The adapters between carb and the aircleaner pipe is where the canister pipes go .
The poppets are an emission thing , they let some air/fuel through on over run which is supposed to produce less hydrocarbon or what ever it is .
The early ones didn`t have them , just a flat disc they are interchangeable .
Some have removed them and soldered the cover of the valve back on because it would slightly improve airflow .
Mister_white_keys
28th August 2016, 07:15 PM
Ok, finally had some time to play with the old girl and it looks like I'm on the right track.
I've put rebuild kits through both the carbies including new diaphragms, main jets and needle & seats.

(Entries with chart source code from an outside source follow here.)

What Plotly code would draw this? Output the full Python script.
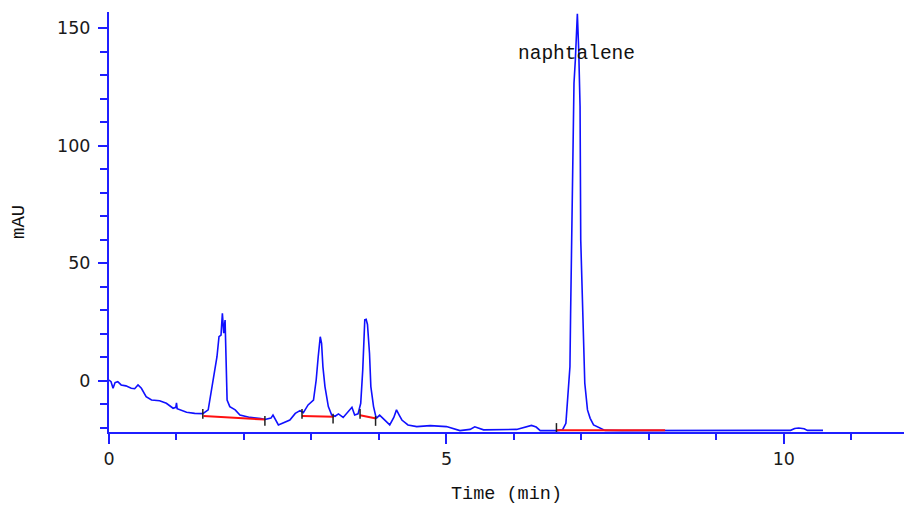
import plotly.graph_objects as go

# Chromatogram signal (time in min, absorbance in mAU)
time_min = [
    0.00, 0.03, 0.06, 0.09, 0.13, 0.18, 0.25, 0.33, 0.38, 0.43, 0.48, 0.55,
    0.63, 0.75, 0.85, 0.95, 0.99, 1.00, 1.01, 1.15, 1.27, 1.39, 1.47, 1.52,
    1.57, 1.60, 1.63, 1.66, 1.68, 1.70, 1.72, 1.74, 1.75, 1.79, 1.87, 1.94,
    2.09, 2.25, 2.31, 2.40, 2.43, 2.51, 2.61, 2.68, 2.76, 2.83, 2.88, 2.95,
    3.03, 3.07, 3.10, 3.13, 3.15, 3.17, 3.20, 3.25, 3.30, 3.35, 3.40, 3.47,
    3.60, 3.64, 3.69, 3.73, 3.76, 3.78, 3.79, 3.81, 3.83, 3.86, 3.88, 3.92,
    3.96, 4.01, 4.09, 4.16, 4.22, 4.26, 4.30, 4.34, 4.43, 4.51, 4.56, 4.76,
    5.00, 5.20, 5.35, 5.42, 5.50, 5.55, 6.04, 6.15, 6.26, 6.33, 6.39, 6.63,
    6.72, 6.77, 6.80, 6.83, 6.84, 6.87, 6.89, 6.91, 6.93, 6.94, 6.96, 6.98,
    6.99, 7.01, 7.03, 7.05, 7.09, 7.13, 7.18, 7.27, 7.35, 7.60, 8.50, 9.00,
    9.60, 10.10, 10.16, 10.22, 10.30, 10.35, 10.58,
]
signal_mau = [
    0.4, -0.3, -3.1, -0.7, -0.3, -1.7, -2.1, -3.1, -3.3, -1.7, -3.1, -6.7,
    -8.1, -8.4, -9.5, -11.6, -11.2, -9.3, -11.8, -13.3, -13.8, -13.9, -12.3, -3.8,
    4.7, 10.3, 18.8, 19.5, 28.8, 20.3, 25.9, 7.5, -8.1, -10.9, -12.3, -14.5,
    -15.5, -16.0, -16.4, -15.8, -14.5, -18.7, -17.3, -16.6, -13.8, -12.6, -13.5, -10.2,
    -8.1, 0.4, 10.3, 18.8, 16.0, 6.0, -2.4, -10.9, -14.5, -15.0, -14.0, -15.5,
    -11.2, -14.5, -14.0, -9.5, 4.7, 20.3, 26.0, 26.2, 24.0, 11.8, -2.4, -10.9,
    -15.9, -14.5, -16.6, -18.7, -15.5, -12.3, -14.5, -16.6, -18.7, -19.0, -19.4, -19.0,
    -19.4, -21.1, -20.6, -19.5, -20.4, -20.8, -20.6, -19.8, -18.9, -19.6, -21.1, -21.1,
    -20.8, -18.0, -6.7, 6.0, 28.8, 93.9, 126.5, 136.4, 149.0, 156.0, 140.7, 116.6,
    59.9, 37.3, 20.3, -1.0, -12.3, -15.9, -18.7, -20.1, -21.0, -21.1, -21.0, -21.1,
    -21.0, -21.0, -20.2, -20.0, -20.3, -21.0, -21.0,
]

# Integration baselines: (start time, start value, end time, end value)
baseline_start_t = [1.40, 2.86, 3.72, 6.63]
baseline_start_v = [-14.9, -14.9, -14.6, -21.0]
baseline_end_t = [2.31, 3.33, 3.96, 8.24]
baseline_end_v = [-16.4, -15.2, -16.0, -21.0]

# Integration event marks
mark_t = [1.39, 2.86, 3.72, 6.63, 2.31, 3.32, 3.95]
mark_v = [-14.0, -14.0, -14.0, -20.0, -17.0, -16.0, -17.0]

peak_label = "naphtalene"
peak_label_t = 6.93
peak_label_v = 139.0

x_range = [0, 11.78]
y_range = [-21.7, 156.8]
x_ticks = [0, 5, 10]
y_ticks = [0, 50, 100, 150]

AXIS_BLUE = "#1f1fff"
TRACE_BLUE = "#1010ff"
MONO = "Liberation Mono, Courier New, monospace"
SANS = "DejaVu Sans, Verdana, sans-serif"

fig = go.Figure()

fig.add_trace(go.Scatter(
    x=time_min, y=signal_mau, mode="lines",
    line=dict(color=TRACE_BLUE, width=1.6, shape="linear"),
    showlegend=False, hoverinfo="x+y",
))

for t0, v0, t1, v1 in zip(baseline_start_t, baseline_start_v, baseline_end_t, baseline_end_v):
    fig.add_trace(go.Scatter(
        x=[t0, t1], y=[v0, v1], mode="lines",
        line=dict(color="#ff1010", width=2),
        showlegend=False, hoverinfo="skip",
    ))

fig.add_trace(go.Scatter(
    x=mark_t, y=mark_v, mode="markers",
    marker=dict(symbol="line-ns", size=7, line=dict(color="#202020", width=1.5)),
    showlegend=False, hoverinfo="skip",
))

fig.add_annotation(
    x=peak_label_t, y=peak_label_v, text=peak_label, showarrow=False,
    xanchor="center", yanchor="middle",
    font=dict(family=MONO, size=19.5, color="#111111"),
)
fig.add_annotation(
    xref="paper", yref="paper", x=0.5, y=-0.1775, text="Time (min)",
    showarrow=False, xanchor="center", yanchor="bottom",
    font=dict(family=MONO, size=18.5, color="#111111"),
)
fig.add_annotation(
    xref="paper", yref="paper", x=-0.1132, y=0.5, text="mAU", textangle=-90,
    showarrow=False, xanchor="center", yanchor="middle",
    font=dict(family=MONO, size=19, color="#111111"),
)

axis_common = dict(
    showline=True, linecolor=AXIS_BLUE, linewidth=2,
    ticks="outside", tickcolor=AXIS_BLUE, tickwidth=2,
    showgrid=False, zeroline=False,
    tickfont=dict(family=SANS, size=17.5, color="#1a1a1a"),
)

fig.update_xaxes(
    range=x_range, tickvals=x_ticks, ticklen=10,
    minor=dict(dtick=1, tick0=0, ticks="outside", ticklen=6, tickcolor=AXIS_BLUE, tickwidth=2, showgrid=False),
    **axis_common,
)
fig.update_yaxes(
    range=y_range, tickvals=y_ticks, ticklen=9, ticklabelstandoff=4,
    minor=dict(dtick=10, tick0=0, ticks="outside", ticklen=7, tickcolor=AXIS_BLUE, tickwidth=2, showgrid=False),
    **axis_common,
)

fig.update_layout(
    width=904, height=507, autosize=False,
    margin=dict(l=109, r=0, t=12, b=75, pad=0),
    plot_bgcolor="white", paper_bgcolor="white",
)

fig.write_html("out.html")
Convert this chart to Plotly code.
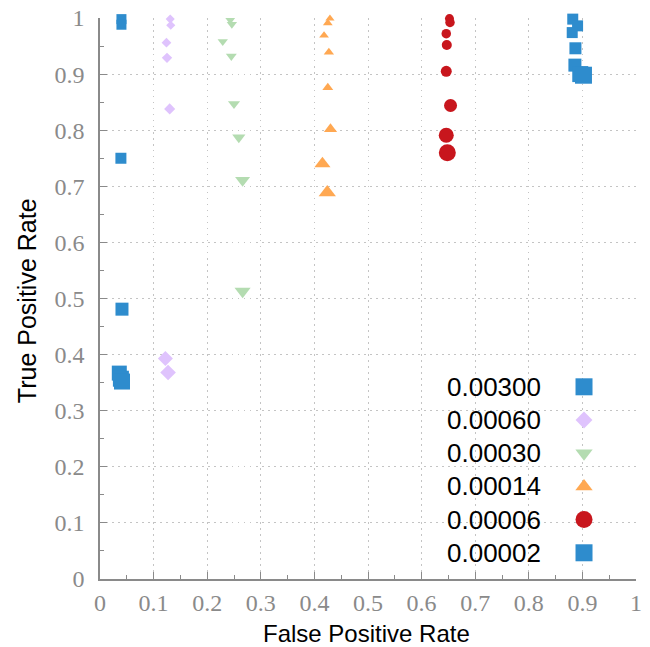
import plotly.graph_objects as go

# ---------------- data ----------------
series_names = ["0.00300", "0.00060", "0.00030", "0.00014", "0.00006", "0.00002"]

fpr_0_00300 = [0.040, 0.040, 0.039, 0.041, 0.036, 0.039, 0.041]
tpr_0_00300 = [0.998, 0.988, 0.750, 0.481, 0.367, 0.357, 0.352]

fpr_0_00060 = [0.131, 0.132, 0.124, 0.125, 0.130, 0.122, 0.127]
tpr_0_00060 = [0.998, 0.987, 0.956, 0.929, 0.838, 0.393, 0.368]

fpr_0_00030 = [0.243, 0.246, 0.229, 0.245, 0.250, 0.259, 0.266, 0.266]
tpr_0_00030 = [0.996, 0.989, 0.958, 0.932, 0.847, 0.787, 0.711, 0.513]

fpr_0_00014 = [0.429, 0.425, 0.418, 0.427, 0.425, 0.430, 0.415, 0.424]
tpr_0_00014 = [0.999, 0.991, 0.969, 0.939, 0.876, 0.802, 0.740, 0.689]

fpr_0_00006 = [0.652, 0.653, 0.646, 0.647, 0.646, 0.654, 0.646, 0.648]
tpr_0_00006 = [0.999, 0.992, 0.972, 0.952, 0.905, 0.844, 0.791, 0.760]

fpr_0_00002 = [0.882, 0.891, 0.881, 0.887, 0.886, 0.896, 0.902]
tpr_0_00002 = [0.998, 0.986, 0.974, 0.946, 0.916, 0.900, 0.898]

x_ticks = [0, 0.1, 0.2, 0.3, 0.4, 0.5, 0.6, 0.7, 0.8, 0.9, 1]
x_tick_labels = ["0", "0.1", "0.2", "0.3", "0.4", "0.5", "0.6", "0.7", "0.8", "0.9", "1"]
y_ticks = x_ticks
y_tick_labels = x_tick_labels

x_title = "False Positive Rate"
y_title = "True Positive Rate"

# ---------------- style ----------------
colors = ["#2e8ccd", "#dfc3fd", "#b4dcb1", "#ffa852", "#c8161d", "#2e8ccd"]
symbols = ["square", "diamond", "triangle-down", "triangle-up", "circle", "square"]
sizes = [
    [10, 10, 11, 13, 15, 16, 16],
    [7, 7, 7.5, 8, 8.5, 11.5, 12],
    [8.5, 9, 9, 9.5, 10.5, 11.5, 13, 14],
    [8, 8.5, 8.5, 9, 9.5, 11.5, 14, 15],
    [9, 9.5, 9.5, 10, 11, 13, 15, 17],
    [11, 11, 11, 12, 13, 16, 17],
]
legend_sizes = [17, 13, 15, 15, 17, 17]

xs = [fpr_0_00300, fpr_0_00060, fpr_0_00030, fpr_0_00014, fpr_0_00006, fpr_0_00002]
ys = [tpr_0_00300, tpr_0_00060, tpr_0_00030, tpr_0_00014, tpr_0_00006, tpr_0_00002]

fig = go.Figure()
for name, x, y, c, s, sz in zip(series_names, xs, ys, colors, symbols, sizes):
    fig.add_trace(go.Scatter(
        x=x, y=y, mode="markers", name=name, showlegend=False, cliponaxis=False,
        marker=dict(color=c, symbol=s, size=sz, opacity=1, line=dict(width=0)),
    ))

# custom legend (marker to the right of the label) drawn on a hidden overlay axis
rows = list(range(len(series_names)))
fig.add_trace(go.Scatter(
    x=[0.903] * len(rows), y=rows, mode="markers", xaxis="x2", yaxis="y2",
    showlegend=False, cliponaxis=False, hoverinfo="skip",
    marker=dict(color=colors, symbol=symbols, size=legend_sizes, opacity=1, line=dict(width=0)),
))
for r, name in zip(rows, series_names):
    fig.add_annotation(
        x=0.826, y=r, xref="x2", yref="y2", text=name, showarrow=False,
        xanchor="right", yanchor="middle",
        font=dict(family="Liberation Sans", size=26, color="#000000"),
    )

# axis titles
title_font = dict(family="Liberation Sans", size=24, color="#000000")
fig.add_annotation(x=0.498, y=-0.0695, xref="paper", yref="paper", text=x_title,
                   showarrow=False, xanchor="center", yanchor="top", font=title_font)
fig.add_annotation(x=-0.136, y=0.4955, xref="paper", yref="paper", text=y_title,
                   showarrow=False, xanchor="center", yanchor="middle", textangle=-90,
                   font=dict(family="Liberation Sans", size=25, color="#000000"))

tickfont = dict(family="Liberation Serif", size=24, color="#8a8a8a")
axis_common = dict(
    range=[0, 1], showline=True, linecolor="#8a8a8a", linewidth=1.5,
    ticks="inside", ticklen=7, tickcolor="#8a8a8a", tickwidth=1,
    showgrid=True, gridcolor="#c4c4c4", griddash="1.5px,4.5px", gridwidth=1,
    zeroline=False, tickfont=tickfont, automargin=False,
    minor=dict(dtick=0.05, ticks="inside", ticklen=4, tickcolor="#8a8a8a", showgrid=False),
    mirror=False,
)

fig.update_layout(
    width=650, height=647,
    margin=dict(l=100, r=14, t=18, b=68),
    paper_bgcolor="white", plot_bgcolor="white",
    showlegend=False,
    xaxis=dict(**axis_common, tickvals=x_ticks, ticktext=x_tick_labels, ticklabelstandoff=1),
    yaxis=dict(**axis_common, tickvals=y_ticks, ticktext=y_tick_labels, ticklabelstandoff=9),
    xaxis2=dict(range=[0, 1], overlaying="x", visible=False, fixedrange=True),
    yaxis2=dict(range=[5.79, -11.11], overlaying="y", visible=False, fixedrange=True),
)

fig.write_html("out.html")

I've also taken the advice of the blokes at Ritters and put some B1AQ needles as this is apparently what they used to run in the 4.4 conversions as well as the 4.6 and 4.2 strokers.
It's taken a bit of fiddling but it looks like I've got a good idle mixture now and it definitely drives a whole heap better than it ever did with the Holley on it.
Another quick question is about the ignition timing. I was running it at TDC just as a starting point and with the road testing I've got it running better with 3 degrees advance. It still doesn't seem quite right through the rev range so was thinking of taking it to 5 degrees. Just wondering what the general consensus is in regards to the ignition timing. It's running the standard 3.5l dizzy from a 75 model in the 4.4.
Cheers for all the help so far!
Davo
28th August 2016, 08:34 PM
Many Rover V8s are happy at 12 degrees BTDC. You can adjust yours that far as long as it doesn't ping under load.
Do some research into what hose goes where so that you don't block off something important, as these engines do need to be set up specifically to run well.
bee utey
28th August 2016, 09:03 PM
The high comp 4.4 car engine should run well at 5 degrees, a low comp Terrier engine could probably handle a little more. It also depends on what octane fuel you are running.
Mister_white_keys
29th August 2016, 07:12 AM
Thanks guys,
It's a p76 motor and I usually run it on standard 91 octane. I'll try it at 5 degrees and see how it goes, otherwise I'll slowly increase the advance until it pings and then bring it back a smidge.